▶ INSTRUCTION
Select every line containing the word "React" from the material, and copy those lines.

▶ DATASET EXTRACT
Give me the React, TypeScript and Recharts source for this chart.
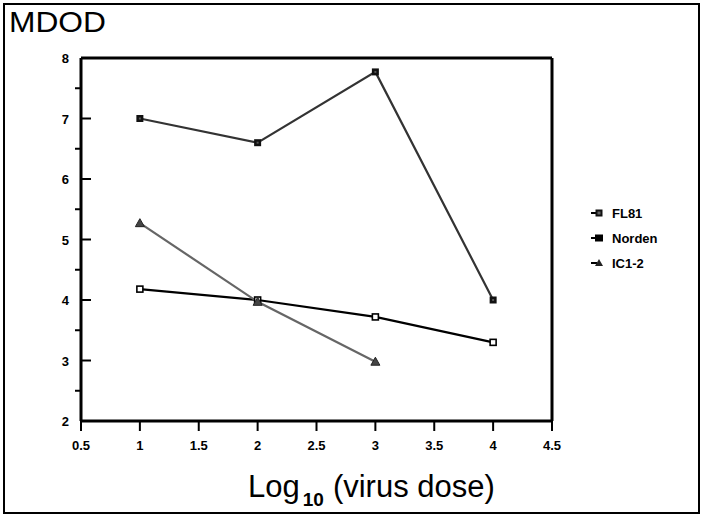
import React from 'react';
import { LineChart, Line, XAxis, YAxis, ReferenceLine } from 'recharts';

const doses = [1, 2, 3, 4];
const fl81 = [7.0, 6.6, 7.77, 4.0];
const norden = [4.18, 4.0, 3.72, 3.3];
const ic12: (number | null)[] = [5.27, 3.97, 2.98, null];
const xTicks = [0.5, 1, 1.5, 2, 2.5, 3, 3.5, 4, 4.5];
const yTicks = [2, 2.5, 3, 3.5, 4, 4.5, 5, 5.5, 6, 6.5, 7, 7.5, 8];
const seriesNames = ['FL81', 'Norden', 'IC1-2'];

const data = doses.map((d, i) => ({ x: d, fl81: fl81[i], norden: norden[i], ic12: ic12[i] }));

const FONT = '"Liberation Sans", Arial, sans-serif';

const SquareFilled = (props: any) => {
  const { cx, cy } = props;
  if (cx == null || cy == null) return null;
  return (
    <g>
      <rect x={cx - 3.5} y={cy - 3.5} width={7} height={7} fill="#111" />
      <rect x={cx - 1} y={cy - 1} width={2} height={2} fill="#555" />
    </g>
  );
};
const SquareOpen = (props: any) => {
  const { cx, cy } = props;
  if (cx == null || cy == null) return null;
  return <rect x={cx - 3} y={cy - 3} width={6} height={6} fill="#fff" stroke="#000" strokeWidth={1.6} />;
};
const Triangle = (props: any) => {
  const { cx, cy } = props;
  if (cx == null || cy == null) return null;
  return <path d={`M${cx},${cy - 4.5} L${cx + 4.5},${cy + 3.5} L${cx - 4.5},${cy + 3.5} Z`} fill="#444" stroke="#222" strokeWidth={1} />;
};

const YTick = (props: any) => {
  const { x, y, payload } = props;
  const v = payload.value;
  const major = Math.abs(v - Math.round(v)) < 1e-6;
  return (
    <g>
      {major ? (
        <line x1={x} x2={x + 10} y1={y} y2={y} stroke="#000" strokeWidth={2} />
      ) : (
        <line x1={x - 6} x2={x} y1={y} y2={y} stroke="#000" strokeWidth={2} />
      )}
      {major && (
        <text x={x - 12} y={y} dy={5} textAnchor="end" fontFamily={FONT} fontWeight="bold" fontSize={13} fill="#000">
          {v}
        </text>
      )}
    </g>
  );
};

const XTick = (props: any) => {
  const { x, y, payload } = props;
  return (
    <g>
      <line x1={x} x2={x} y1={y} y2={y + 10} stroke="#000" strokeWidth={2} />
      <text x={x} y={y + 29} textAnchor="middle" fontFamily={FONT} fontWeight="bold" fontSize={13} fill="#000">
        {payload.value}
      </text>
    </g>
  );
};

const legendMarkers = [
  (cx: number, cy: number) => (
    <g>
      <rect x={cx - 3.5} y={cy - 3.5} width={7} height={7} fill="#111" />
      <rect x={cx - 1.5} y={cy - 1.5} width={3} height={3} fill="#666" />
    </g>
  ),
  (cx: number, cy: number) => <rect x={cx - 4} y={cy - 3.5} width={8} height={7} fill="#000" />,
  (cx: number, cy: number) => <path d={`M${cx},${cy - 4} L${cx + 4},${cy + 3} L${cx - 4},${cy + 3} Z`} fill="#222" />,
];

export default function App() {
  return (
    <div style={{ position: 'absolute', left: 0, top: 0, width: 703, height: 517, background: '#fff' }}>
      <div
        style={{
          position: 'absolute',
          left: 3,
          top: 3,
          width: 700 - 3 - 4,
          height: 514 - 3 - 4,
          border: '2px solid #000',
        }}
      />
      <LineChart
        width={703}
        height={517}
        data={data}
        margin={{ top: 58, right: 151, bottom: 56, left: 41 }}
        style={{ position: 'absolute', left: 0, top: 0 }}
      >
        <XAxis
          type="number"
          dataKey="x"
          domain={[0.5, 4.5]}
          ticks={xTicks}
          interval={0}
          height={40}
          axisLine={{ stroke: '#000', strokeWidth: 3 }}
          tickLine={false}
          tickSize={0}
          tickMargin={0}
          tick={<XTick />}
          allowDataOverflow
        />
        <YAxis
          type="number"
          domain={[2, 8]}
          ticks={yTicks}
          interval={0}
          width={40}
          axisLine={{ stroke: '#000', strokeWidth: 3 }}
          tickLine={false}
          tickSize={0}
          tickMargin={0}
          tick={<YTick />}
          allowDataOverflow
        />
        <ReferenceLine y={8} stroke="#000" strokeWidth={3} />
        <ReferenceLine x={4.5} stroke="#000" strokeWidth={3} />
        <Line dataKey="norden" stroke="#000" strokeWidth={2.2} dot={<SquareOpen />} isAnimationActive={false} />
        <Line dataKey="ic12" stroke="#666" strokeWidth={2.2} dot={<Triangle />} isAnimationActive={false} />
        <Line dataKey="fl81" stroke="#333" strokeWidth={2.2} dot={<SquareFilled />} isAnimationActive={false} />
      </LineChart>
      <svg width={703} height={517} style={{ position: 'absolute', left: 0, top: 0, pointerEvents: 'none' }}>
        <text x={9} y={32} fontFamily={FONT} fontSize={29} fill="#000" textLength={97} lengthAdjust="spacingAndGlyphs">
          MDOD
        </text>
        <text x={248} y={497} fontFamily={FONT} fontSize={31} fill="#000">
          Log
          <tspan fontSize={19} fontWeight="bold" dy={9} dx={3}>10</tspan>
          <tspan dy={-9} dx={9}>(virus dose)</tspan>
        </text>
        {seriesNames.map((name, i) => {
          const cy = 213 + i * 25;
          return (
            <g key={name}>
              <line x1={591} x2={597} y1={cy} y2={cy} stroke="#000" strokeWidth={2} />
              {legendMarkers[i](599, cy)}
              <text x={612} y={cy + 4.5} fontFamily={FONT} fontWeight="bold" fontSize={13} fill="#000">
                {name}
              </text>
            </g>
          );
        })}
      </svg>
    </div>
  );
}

▶ RESPONSE FOR THIS EXERCISE
Give me the React, TypeScript and Recharts source for this chart.
import React from 'react';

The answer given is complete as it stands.